The country's state margin lender said on Wednesday it was broadening its bailout buying to include small-cap stocks and mutual funds, in addition to blue chips.
This boosted investor confidence and sent the Shanghai Stock Exchange Composite Index surging 5.76 per cent - its biggest one-day rise since March 2009.
Taking its cue from the mainland, Hong Kong's Hang Seng Index jumped 3.73 per cent, while Japan's Nikkei 225 edged up 0.6 per cent.
"As China beefs up its efforts to rescue the market... market sentiment is recovering slightly," Shenwan Hongyuan Group analyst Qian Qimin told Bloomberg News.
"The rise today may help ease some selling pressure when companies resume their shares trading, but whether it's sustainable will depend on what policies are coming next."
Singapore shares, however, were left out of the party. The Straits Times Index pared 17.59 points, or 0.54 per cent, to 3,267.4.
This mirrored overnight sentiment on Wall Street, where the Dow Jones Industrial Average sank 1.47 per cent on Wednesday.
IG market strategist Bernard Aw noted that investors here are still treading cautiously. "Around 50 per cent of China's A-shares are still under trading halts, which suggests that there may be considerable selling interest still pent-up. This made me wonder whether the rally has any legs to stand on."
He added that the unfinished business in Greece is "still sending the jitters across the market".
Greece was supposed to deliver its new reform proposals last evening to secure a bailout deal with creditors and stave off a possible exit from the euro zone.

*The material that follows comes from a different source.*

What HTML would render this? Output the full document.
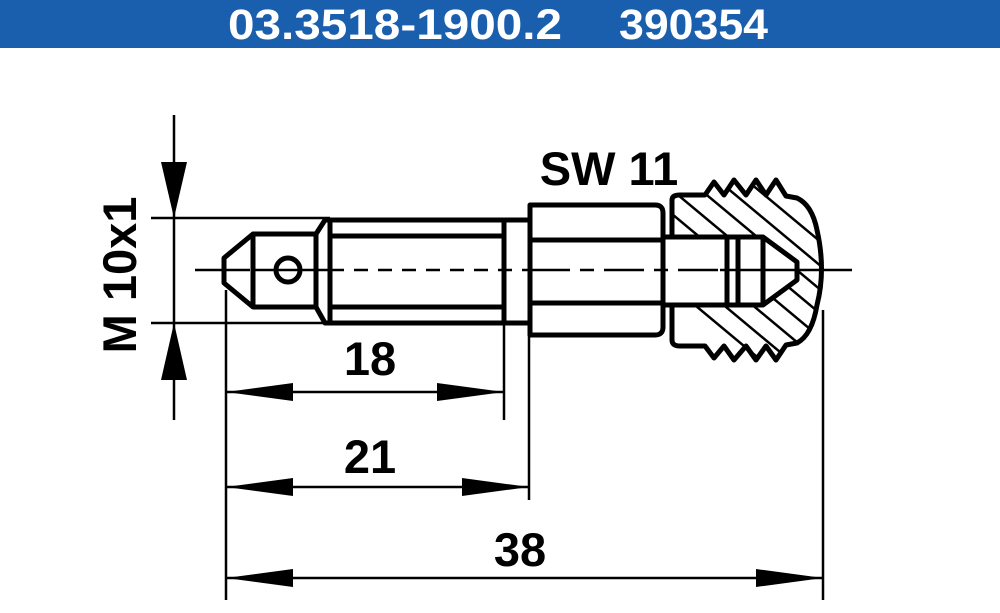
<!DOCTYPE html>
<html><head><style>
body{margin:0;width:1000px;height:608px;background:#fff;overflow:hidden}
</style></head><body>
<svg width="1000" height="608" viewBox="0 0 1000 608" xmlns="http://www.w3.org/2000/svg">
<rect x="0" y="0" width="1000" height="48" fill="#1a5fae"/>
<g font-family="Liberation Sans, sans-serif" font-weight="bold" font-size="43" fill="#fff">
<text x="228" y="39" textLength="334" lengthAdjust="spacingAndGlyphs">03.3518-1900.2</text>
<text x="619" y="39" textLength="149" lengthAdjust="spacingAndGlyphs">390354</text>
</g>
<g font-family="Liberation Sans, sans-serif" font-weight="bold" font-size="47" fill="#000" text-anchor="middle">
<text x="370" y="375">18</text>
<text x="370" y="473">21</text>
<text x="520" y="566">38</text>
<text x="609" y="185">SW 11</text>
<text transform="translate(136,275) rotate(-90)">M 10x1</text>
</g>
<g stroke="#000" fill="none">
<g stroke-width="2.5">
<line x1="174" y1="115" x2="174" y2="420"/>
<line x1="151" y1="218" x2="330" y2="218"/>
<line x1="151" y1="323" x2="330" y2="323"/>
<line x1="226" y1="290" x2="226" y2="600"/>
<line x1="504" y1="323" x2="504" y2="420"/>
<line x1="529" y1="335" x2="529" y2="500"/>
<line x1="823" y1="310" x2="823" y2="600"/>
<line x1="226" y1="392" x2="504" y2="392"/>
<line x1="226" y1="487" x2="529" y2="487"/>
<line x1="226" y1="578" x2="823" y2="578"/>
<line x1="195" y1="270" x2="250" y2="270"/>
<line x1="255" y1="270" x2="330" y2="270" />
<line x1="330" y1="270" x2="530" y2="270" stroke-dasharray="14,10"/>
<line x1="530" y1="270" x2="720" y2="270" stroke-dasharray="40,10,14,10"/>
<line x1="720" y1="270" x2="852" y2="270"/>
</g>
<g stroke-width="5" stroke-linejoin="round">
<polygon points="224,258 253,234 316,234 316,307 253,307 224,283"/>
<line x1="253" y1="234" x2="253" y2="307"/>
<circle cx="288" cy="270" r="12"/>
<polygon points="316,234 325,220 504,220 504,323 325,323 316,307"/>
<line x1="330" y1="220" x2="330" y2="323"/>
<line x1="330" y1="236" x2="504" y2="236"/>
<line x1="330" y1="307" x2="504" y2="307"/>
<line x1="504" y1="220" x2="504" y2="323"/>
<line x1="504" y1="220" x2="529" y2="220"/>
<line x1="504" y1="323" x2="529" y2="323"/>
<path d="M530,205 H655 Q663,205 663,213 V327 Q663,335 655,335 H530 Z"/>
<line x1="530" y1="240" x2="663" y2="240"/>
<line x1="530" y1="303" x2="663" y2="303"/>
<line x1="663" y1="237" x2="727" y2="237"/>
<line x1="663" y1="305" x2="727" y2="305"/>
<path id="outer" d="M672,200 Q672,195 680,195 H705 L714,182 L724,195 L734,180 L746,195 L756,180 L766,195 L776,180 L786,196 L797,198 Q812,205 817,230 Q826,270 817,305 Q812,335 797,343 L786,345 L776,360 L766,346 L756,360 L746,346 L734,360 L724,346 L714,358 L705,346 H680 Q672,346 672,340 V305"/>
<line x1="672" y1="200" x2="672" y2="237"/>
<path d="M727,237 H763 L797,262 V280 L763,305 H727 Z"/>
<line x1="738" y1="237" x2="738" y2="305"/>
<line x1="763" y1="237" x2="763" y2="305"/>
</g>
<clipPath id="hc"><path d="M672,200 Q672,195 680,195 H705 L714,182 L724,195 L734,180 L746,195 L756,180 L766,195 L776,180 L786,196 L797,198 Q812,205 817,230 Q826,270 817,305 Q812,335 797,343 L786,345 L776,360 L766,346 L756,360 L746,346 L734,360 L724,346 L714,358 L705,346 H680 Q672,346 672,340 Z M672,237 H763 L797,262 V280 L763,305 H672 Z" clip-rule="evenodd"/></clipPath>
<g clip-path="url(#hc)" stroke-width="2.5">
<path d="M660,180 L840,330 M660,204 L840,354 M660,156 L840,306 M660,132 L840,282 M660,108 L840,258 M660,228 L840,378 M660,84 L840,234 M660,252 L840,402 M660,60 L840,210 M660,276 L840,426 M660,36 L840,186"/>
</g>
</g>
<g fill="#000">
<polygon points="174,218 161,162 187,162"/>
<polygon points="174,323 161,380 187,380"/>
<polygon points="226,392 293,383 293,401"/>
<polygon points="504,392 437,383 437,401"/>
<polygon points="226,487 293,478 293,496"/>
<polygon points="529,487 462,478 462,496"/>
<polygon points="226,578 293,569 293,587"/>
<polygon points="823,578 756,569 756,587"/>
</g>
</svg>
</body></html>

"It's hard to tell what is going to happen where politics is concerned," said Mr Aw.
Much of the sell-off here was led by the three local banks. DBS Group Holdings lost 14 cents to $20.51, while United Overseas Bank slipped 11 cents to $22.82. OCBC Bank shed five cents to $10.10.
Their weakness came after minutes of the Federal Reserve's June meeting showed members wanted more signs of an economic recovery before raising rates, which means that the rate hike - touted to be in September - may be pushed back.
Other laggards included telco Singtel, which slumped seven cents to $4.26, and the Singapore Exchange, down seven cents to $7.98.
Outside of the blue chips, SingPost rose one cent to $1.915. Chinese e-commerce giant Alibaba Group had announced on Wednesday that it is investing about $279 million to expand its holdings in the firm.
Water-treatment firm SIIC Environment was the day's most active counter, with 113.6 million shares changing hands. The stock added 1.8 cents to 17.3 cents.